Primary backup model does not work well when high availability is a concern. External failure detectors pick primary or backup replicas based on a timeout, but will be unavailable briefly when either goes down.
Paxos ensures high availability and also does not rely on any external failure detectors. External failure detector is also a single point of failure.
Basic Paxos itself requires 2 RTT for each decision to be made, which is fairly costly, considering that we want to be supporting SMR most of the time. We want to lower the cost of consensus.
Multi-Paxos establishes a single replica as the cluster leader that has authority to directly commit to the transaction log. All clients connect to the leader to submit transactions to be replicated and ordered. However, this can be a bottleneck. Also, when leader election occurs, the system is not available.
How can we achieve high availability (Paxos) with high throughput and low latency (Multi-Paxos)? How can we load balance across all replicas rather than being bottlenecked at the leader?
A nice way to visualize what’s going on in SMR is to understand the deterministic transaction log, where each transaction is a slot in a series of steps to be executed by the DSM.
In Basic Paxos, each replica fights for each slot.
In Multi-Paxos, Generalized Paxos, and Fast Paxos, one replica is elected as the leader and decides on who gets each slot, thereby deciding how transactions are totally ordered.
In Mencius Paxos, each replica proceeds to append to the transaction log in round-robin fashion, thereby effectively load balancing. However, it will run at the speed of the slowest replica, since all replicas take turns at proposing.
In Egalitarian Paxos, we remove the notion of slot contention, and make it such that each replica has its own row of slots, as in the image below.

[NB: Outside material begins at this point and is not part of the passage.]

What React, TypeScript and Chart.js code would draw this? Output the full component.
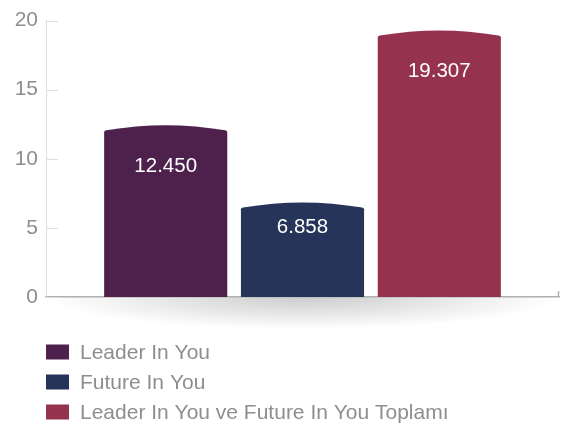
import React, { useEffect, useRef } from "react";
import { Chart, registerables } from "chart.js";

Chart.register(...registerables);

const categories = [""];
const seriesNames = ["Leader In You", "Future In You", "Leader In You ve Future In You Toplamı"];
const leaderValues = [12.45];
const futureValues = [6.858];
const totalValues = [19.307];
const seriesColors = ["#4E214D", "#263459", "#95334E"];
const yTickValues = [0, 5, 10, 15, 20];

const FONT = "'Helvetica Neue', 'Liberation Sans', Arial, sans-serif";
const TEXT_GRAY = "#8e8e8e";

const decorPlugin = {
  id: "decor",
  beforeDraw(chart: any) {
    const { ctx, chartArea } = chart;
    const cx = (chartArea.left + chartArea.right) / 2;
    const halfW = (chartArea.right - chartArea.left) / 2;
    ctx.save();
    ctx.translate(cx, chartArea.bottom);
    ctx.scale(1, 32 / halfW);
    const g = ctx.createRadialGradient(0, 0, 0, 0, 0, halfW);
    g.addColorStop(0, "rgba(0,0,0,0.2)");
    g.addColorStop(0.5, "rgba(0,0,0,0.1)");
    g.addColorStop(1, "rgba(0,0,0,0)");
    ctx.fillStyle = g;
    ctx.fillRect(-halfW, 0, halfW * 2, halfW);
    ctx.restore();
  },
  beforeDatasetDraw() {
    return false;
  },
  afterDatasetsDraw(chart: any) {
    const { ctx, chartArea } = chart;
    const yScale = chart.scales.y;
    ctx.save();
    ctx.strokeStyle = "#dedede";
    ctx.lineWidth = 1;
    yScale.ticks.forEach((t: any) => {
      const py = Math.round(yScale.getPixelForValue(t.value)) + 0.5;
      ctx.beginPath();
      ctx.moveTo(chartArea.left, py);
      ctx.lineTo(chartArea.left + 12, py);
      ctx.stroke();
    });
    ctx.strokeStyle = "#b0b0b0";
    ctx.lineWidth = 1.5;
    ctx.beginPath();
    ctx.moveTo(chartArea.right - 0.5, chartArea.bottom);
    ctx.lineTo(chartArea.right - 0.5, chartArea.bottom - 6);
    ctx.stroke();

    chart.data.datasets.forEach((ds: any, di: number) => {
      const meta = chart.getDatasetMeta(di);
      meta.data.forEach((bar: any, i: number) => {
        const { x, y, base, width } = bar.getProps(["x", "y", "base", "width"], true);
        const l = x - width / 2;
        const r = x + width / 2;
        const drop = 6;
        ctx.fillStyle = ds.backgroundColor;
        ctx.beginPath();
        ctx.moveTo(l, base);
        ctx.lineTo(l, y + drop + 1);
        ctx.quadraticCurveTo(l, y + drop, l + 2, y + drop - 0.6);
        ctx.quadraticCurveTo(x, y - drop + 1, r - 2, y + drop - 0.6);
        ctx.quadraticCurveTo(r, y + drop, r, y + drop + 1);
        ctx.lineTo(r, base);
        ctx.closePath();
        ctx.fill();
        const v = ds.data[i];
        const off = Math.min(41, (base - y) * 0.27);
        ctx.fillStyle = "#ffffff";
        ctx.font = `20.5px ${FONT}`;
        ctx.textAlign = "center";
        ctx.textBaseline = "middle";
        ctx.fillText(v.toFixed(3), x, y + off);
      });
    });
    ctx.restore();
  },
  afterDraw(chart: any) {
    const { ctx, chartArea } = chart;
    ctx.save();
    ctx.font = `21px ${FONT}`;
    ctx.textAlign = "left";
    ctx.textBaseline = "middle";
    chart.data.datasets.forEach((ds: any, i: number) => {
      const cy = chartArea.bottom + 55 + i * 30;
      ctx.fillStyle = ds.backgroundColor;
      ctx.fillRect(chartArea.left, cy - 7.5, 23, 15);
      ctx.fillStyle = TEXT_GRAY;
      ctx.fillText(ds.label, chartArea.left + 34, cy + 1);
    });
    ctx.restore();
  },
};

export default function App() {
  const ref = useRef<HTMLCanvasElement | null>(null);
  useEffect(() => {
    if (!ref.current) return;
    const chart = new Chart(ref.current, {
      type: "bar",
      data: {
        labels: categories,
        datasets: [
          { label: seriesNames[0], data: leaderValues, backgroundColor: seriesColors[0] },
          { label: seriesNames[1], data: futureValues, backgroundColor: seriesColors[1] },
          { label: seriesNames[2], data: totalValues, backgroundColor: seriesColors[2] },
        ],
      },
      options: {
        animation: false,
        responsive: false,
        devicePixelRatio: 1,
        layout: { padding: { top: 15, right: 2, bottom: 130, left: 0 } },
        plugins: { legend: { display: false }, tooltip: { enabled: false } },
        scales: {
          x: {
            grid: { display: false, drawTicks: false },
            ticks: { display: false },
            border: { color: "#b0b0b0", width: 1.5 },
            afterFit: (s: any) => {
              s.height = 0;
            },
          },
          y: {
            min: 0,
            max: 20,
            afterBuildTicks: (s: any) => {
              s.ticks = yTickValues.map((v) => ({ value: v }));
            },
            ticks: { padding: 8, color: TEXT_GRAY, font: { family: FONT, size: 21 } },
            grid: { display: false, drawTicks: false },
            border: { color: "#dedede" },
            afterFit: (s: any) => {
              s.width = 46;
            },
          },
        },
      },
      plugins: [decorPlugin],
    });
    return () => chart.destroy();
  }, []);
  return (
    <div style={{ position: "fixed", left: 0, top: 0, width: 561, height: 427, background: "#fff" }}>
      <canvas ref={ref} width={561} height={427} style={{ display: "block" }} />
    </div>
  );
}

The red arrows represent constraints on the operations, which are explicitly defined. After committing at each replica, consensus is reached that
A <- B <- C <- D
When an operation is proposed, the dependencies of that operation (as viewed from each replica) are OR’ed. So if
1 proposes to the network a new operation
B that depends on nothing, but
2 knows about an operation
A that was submitted earlier but not seen by
1 (hence the dependency on nothing), then
B depends on
A UNION the empty set.
This process requires 2 RTT, which is where we started from. As an optimization, we only have to impose constraints on operations that are concurrent and interfering (e.g. operations on the same key). Otherwise, operations can be seen as non-interfering or non-concurrent, which can be correctly committed in only 1 RTT. Thankfully, in practice, concurrent and interfering operations are rare.
Constraints can be drawn as a directed graph, and an order can be written by linearizing the graph’s strongly connected components. When there are cycles, we execute operations in each strongly component by order of their sequence numbers e.g. approximating a Lamport Clock.
Note: similar concept to the universal tiebreaker in Lamport’s Time, Clocks paper in establishing a total ordering of events in a distrubted system.